■ AIM OF THE EXERCISE: From the entries below, work out the number of lines that hold the word "this", and give that number alone.

■ WORKING DATA:

---

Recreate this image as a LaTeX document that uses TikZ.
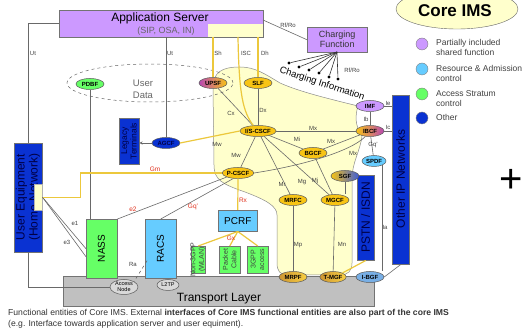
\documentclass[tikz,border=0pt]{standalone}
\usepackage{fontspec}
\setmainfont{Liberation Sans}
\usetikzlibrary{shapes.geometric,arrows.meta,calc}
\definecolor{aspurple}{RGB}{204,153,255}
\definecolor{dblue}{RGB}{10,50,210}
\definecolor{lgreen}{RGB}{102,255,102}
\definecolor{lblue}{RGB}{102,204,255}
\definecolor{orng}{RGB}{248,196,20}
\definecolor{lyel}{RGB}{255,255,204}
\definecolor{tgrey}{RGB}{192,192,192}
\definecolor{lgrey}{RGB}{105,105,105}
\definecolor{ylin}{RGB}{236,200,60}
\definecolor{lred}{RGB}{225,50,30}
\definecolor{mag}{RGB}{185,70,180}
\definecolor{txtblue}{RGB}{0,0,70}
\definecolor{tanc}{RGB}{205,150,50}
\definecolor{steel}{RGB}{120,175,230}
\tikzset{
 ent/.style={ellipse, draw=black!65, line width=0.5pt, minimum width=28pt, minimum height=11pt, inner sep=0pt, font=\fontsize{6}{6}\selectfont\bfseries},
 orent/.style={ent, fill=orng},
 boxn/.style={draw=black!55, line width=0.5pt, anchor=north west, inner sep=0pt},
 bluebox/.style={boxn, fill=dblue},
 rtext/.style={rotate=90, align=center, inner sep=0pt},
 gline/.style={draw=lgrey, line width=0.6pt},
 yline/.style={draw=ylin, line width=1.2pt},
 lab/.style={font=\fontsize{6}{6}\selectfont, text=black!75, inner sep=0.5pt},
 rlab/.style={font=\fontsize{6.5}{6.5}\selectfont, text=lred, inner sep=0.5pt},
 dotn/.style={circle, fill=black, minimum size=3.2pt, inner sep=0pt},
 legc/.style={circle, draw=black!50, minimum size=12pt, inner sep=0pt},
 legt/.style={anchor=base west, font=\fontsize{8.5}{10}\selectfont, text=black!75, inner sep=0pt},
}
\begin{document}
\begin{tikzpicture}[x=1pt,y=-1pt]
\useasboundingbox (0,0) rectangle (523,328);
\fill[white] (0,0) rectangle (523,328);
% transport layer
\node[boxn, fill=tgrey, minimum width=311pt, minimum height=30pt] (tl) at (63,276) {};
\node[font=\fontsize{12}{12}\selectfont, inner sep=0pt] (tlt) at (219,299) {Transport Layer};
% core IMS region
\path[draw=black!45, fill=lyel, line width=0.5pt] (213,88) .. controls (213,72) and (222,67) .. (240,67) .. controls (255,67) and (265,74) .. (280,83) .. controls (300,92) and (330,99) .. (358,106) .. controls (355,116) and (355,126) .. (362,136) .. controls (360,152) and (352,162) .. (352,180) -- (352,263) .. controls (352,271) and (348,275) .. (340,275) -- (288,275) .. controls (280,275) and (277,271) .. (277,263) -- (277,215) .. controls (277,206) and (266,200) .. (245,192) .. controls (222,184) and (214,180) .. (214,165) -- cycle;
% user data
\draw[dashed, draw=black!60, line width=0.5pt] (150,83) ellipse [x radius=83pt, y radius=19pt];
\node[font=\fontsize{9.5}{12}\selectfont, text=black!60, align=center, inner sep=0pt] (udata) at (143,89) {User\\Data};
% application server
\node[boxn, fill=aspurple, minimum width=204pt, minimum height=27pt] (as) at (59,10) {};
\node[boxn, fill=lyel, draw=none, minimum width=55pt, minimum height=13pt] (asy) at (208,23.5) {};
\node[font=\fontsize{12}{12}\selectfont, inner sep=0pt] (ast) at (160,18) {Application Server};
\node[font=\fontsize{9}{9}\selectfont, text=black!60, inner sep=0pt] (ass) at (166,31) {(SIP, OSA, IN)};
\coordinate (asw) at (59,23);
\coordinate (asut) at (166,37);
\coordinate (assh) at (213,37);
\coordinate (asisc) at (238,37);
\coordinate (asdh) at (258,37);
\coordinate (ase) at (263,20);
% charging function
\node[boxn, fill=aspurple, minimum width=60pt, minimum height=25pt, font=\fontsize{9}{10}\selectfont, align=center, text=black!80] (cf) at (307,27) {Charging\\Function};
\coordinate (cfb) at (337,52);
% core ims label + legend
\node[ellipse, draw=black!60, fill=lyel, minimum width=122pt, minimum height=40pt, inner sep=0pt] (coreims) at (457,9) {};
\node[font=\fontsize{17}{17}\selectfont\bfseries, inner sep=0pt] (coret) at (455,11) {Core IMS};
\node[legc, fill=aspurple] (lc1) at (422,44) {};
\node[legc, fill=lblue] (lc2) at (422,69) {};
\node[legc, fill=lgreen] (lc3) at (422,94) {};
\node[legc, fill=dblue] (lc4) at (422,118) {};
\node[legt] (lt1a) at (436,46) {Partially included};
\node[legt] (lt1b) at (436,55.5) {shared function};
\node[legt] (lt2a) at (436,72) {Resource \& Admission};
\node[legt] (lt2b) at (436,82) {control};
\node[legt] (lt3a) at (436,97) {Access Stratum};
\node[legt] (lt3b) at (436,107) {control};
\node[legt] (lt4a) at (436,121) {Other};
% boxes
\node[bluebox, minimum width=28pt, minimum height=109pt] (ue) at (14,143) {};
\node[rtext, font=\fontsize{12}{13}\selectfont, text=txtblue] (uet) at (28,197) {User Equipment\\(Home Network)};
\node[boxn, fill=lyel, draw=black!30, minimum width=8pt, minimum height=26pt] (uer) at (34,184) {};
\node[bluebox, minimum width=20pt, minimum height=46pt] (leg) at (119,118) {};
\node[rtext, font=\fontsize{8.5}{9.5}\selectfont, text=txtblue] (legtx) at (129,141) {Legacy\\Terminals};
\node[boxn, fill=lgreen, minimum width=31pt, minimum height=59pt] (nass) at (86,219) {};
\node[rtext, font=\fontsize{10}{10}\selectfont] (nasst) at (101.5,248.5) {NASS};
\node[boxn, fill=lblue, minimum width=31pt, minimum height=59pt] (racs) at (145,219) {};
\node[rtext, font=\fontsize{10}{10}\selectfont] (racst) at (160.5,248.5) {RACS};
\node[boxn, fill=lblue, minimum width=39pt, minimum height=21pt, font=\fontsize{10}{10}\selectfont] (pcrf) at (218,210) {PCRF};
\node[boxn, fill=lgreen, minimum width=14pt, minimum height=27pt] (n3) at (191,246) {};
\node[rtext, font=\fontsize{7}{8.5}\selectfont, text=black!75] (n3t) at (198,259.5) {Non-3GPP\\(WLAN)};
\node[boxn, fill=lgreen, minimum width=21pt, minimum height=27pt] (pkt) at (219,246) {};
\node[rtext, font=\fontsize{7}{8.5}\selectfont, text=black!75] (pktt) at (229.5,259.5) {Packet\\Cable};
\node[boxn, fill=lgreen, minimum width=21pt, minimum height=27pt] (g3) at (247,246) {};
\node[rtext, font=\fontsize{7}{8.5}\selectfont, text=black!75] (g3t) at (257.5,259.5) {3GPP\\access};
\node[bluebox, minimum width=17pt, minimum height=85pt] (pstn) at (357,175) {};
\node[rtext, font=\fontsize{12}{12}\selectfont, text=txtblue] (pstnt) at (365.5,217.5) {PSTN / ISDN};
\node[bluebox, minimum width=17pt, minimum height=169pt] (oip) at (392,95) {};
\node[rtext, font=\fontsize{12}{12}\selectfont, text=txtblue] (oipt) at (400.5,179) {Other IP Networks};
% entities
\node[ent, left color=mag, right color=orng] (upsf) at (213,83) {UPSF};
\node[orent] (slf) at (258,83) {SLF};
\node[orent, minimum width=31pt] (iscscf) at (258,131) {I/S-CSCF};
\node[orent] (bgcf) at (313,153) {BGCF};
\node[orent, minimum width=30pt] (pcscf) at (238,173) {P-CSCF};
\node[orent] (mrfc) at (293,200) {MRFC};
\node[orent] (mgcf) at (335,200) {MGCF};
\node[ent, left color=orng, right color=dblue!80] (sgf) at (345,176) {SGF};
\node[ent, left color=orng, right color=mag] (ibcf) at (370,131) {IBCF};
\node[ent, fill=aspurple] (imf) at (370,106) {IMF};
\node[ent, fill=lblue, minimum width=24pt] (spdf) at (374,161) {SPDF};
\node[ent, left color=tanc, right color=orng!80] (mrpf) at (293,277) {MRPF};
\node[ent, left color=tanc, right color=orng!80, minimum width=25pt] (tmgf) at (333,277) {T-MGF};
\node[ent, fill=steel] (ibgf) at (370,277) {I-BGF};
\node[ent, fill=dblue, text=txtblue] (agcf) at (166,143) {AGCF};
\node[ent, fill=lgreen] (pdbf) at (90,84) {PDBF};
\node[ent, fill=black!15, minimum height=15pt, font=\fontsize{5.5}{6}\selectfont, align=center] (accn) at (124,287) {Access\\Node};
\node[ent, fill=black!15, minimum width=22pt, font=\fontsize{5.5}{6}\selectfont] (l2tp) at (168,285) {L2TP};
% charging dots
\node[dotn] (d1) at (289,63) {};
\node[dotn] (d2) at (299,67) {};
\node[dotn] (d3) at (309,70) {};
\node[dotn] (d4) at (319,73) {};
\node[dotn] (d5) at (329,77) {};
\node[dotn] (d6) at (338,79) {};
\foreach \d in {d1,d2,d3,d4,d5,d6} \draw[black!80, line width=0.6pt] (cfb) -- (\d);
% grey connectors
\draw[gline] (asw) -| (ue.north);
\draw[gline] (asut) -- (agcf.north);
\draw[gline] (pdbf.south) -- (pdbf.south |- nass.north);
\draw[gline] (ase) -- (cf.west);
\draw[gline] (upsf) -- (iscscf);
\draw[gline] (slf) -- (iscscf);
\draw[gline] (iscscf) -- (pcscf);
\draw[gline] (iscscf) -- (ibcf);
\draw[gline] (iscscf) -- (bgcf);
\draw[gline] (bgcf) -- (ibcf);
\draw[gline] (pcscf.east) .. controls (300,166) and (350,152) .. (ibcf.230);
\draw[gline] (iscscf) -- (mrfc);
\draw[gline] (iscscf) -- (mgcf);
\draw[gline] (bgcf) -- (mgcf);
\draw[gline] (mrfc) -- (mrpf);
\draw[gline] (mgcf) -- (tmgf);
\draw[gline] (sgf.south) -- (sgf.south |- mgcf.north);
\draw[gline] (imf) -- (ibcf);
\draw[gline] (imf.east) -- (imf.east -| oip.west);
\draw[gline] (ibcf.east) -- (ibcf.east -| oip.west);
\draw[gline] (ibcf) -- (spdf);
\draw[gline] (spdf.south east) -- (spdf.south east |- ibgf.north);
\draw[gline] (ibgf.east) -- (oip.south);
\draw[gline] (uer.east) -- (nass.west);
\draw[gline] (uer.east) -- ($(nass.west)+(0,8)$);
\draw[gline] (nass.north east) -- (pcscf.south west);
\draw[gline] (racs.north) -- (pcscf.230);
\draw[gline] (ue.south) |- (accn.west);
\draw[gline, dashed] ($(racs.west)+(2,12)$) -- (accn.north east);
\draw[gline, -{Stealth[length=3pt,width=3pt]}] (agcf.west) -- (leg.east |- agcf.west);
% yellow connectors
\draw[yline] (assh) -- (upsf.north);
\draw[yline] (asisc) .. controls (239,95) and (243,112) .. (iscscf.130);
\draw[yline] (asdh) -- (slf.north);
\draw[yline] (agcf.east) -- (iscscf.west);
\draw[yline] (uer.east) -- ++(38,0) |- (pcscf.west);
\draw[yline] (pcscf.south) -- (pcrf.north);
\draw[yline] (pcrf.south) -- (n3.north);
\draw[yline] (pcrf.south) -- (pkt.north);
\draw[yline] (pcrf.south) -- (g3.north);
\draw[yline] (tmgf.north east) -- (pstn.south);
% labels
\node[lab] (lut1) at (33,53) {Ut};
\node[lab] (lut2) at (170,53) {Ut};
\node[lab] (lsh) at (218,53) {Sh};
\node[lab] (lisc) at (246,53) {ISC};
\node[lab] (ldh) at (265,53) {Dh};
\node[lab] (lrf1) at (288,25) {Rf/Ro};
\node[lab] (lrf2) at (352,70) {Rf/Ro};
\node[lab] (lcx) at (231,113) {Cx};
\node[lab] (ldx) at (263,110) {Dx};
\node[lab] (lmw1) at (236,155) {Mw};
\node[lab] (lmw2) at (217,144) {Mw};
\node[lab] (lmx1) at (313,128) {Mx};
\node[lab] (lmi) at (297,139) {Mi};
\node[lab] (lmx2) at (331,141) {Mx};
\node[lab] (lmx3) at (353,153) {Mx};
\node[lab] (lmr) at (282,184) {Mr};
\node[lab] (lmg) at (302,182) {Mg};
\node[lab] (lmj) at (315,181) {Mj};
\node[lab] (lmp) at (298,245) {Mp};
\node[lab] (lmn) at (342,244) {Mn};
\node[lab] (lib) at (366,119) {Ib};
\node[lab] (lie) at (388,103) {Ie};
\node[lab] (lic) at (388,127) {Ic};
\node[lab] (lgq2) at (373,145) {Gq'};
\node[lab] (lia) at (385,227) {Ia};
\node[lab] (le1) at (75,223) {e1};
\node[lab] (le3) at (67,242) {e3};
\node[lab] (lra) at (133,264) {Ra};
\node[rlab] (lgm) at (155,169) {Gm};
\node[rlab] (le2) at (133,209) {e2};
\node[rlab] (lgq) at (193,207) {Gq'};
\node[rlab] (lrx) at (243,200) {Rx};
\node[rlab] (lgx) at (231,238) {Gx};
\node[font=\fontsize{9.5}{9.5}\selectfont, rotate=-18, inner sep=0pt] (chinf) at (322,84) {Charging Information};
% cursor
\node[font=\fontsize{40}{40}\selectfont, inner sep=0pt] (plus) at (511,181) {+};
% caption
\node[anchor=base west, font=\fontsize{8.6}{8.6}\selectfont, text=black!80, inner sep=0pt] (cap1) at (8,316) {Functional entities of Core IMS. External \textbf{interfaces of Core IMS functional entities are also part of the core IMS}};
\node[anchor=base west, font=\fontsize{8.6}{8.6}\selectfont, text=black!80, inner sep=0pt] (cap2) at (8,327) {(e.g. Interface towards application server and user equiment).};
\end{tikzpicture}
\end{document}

---

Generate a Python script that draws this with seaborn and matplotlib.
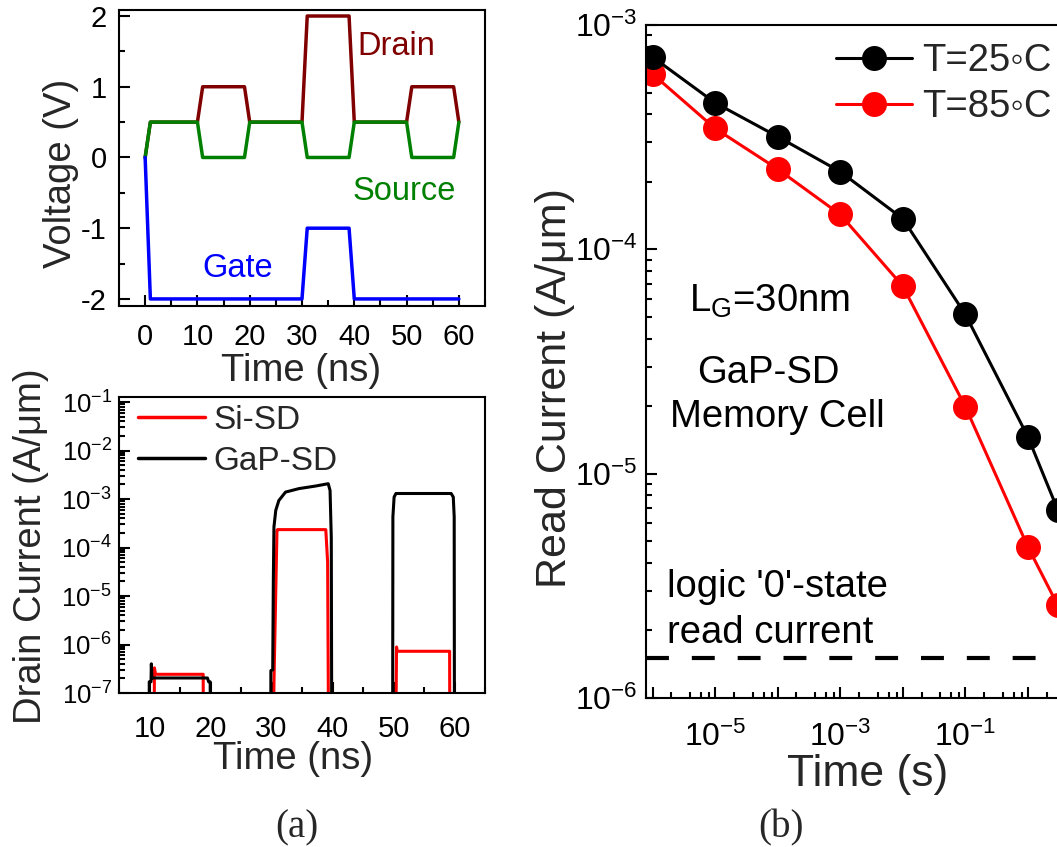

---

■ EXPECTED ANSWER: 2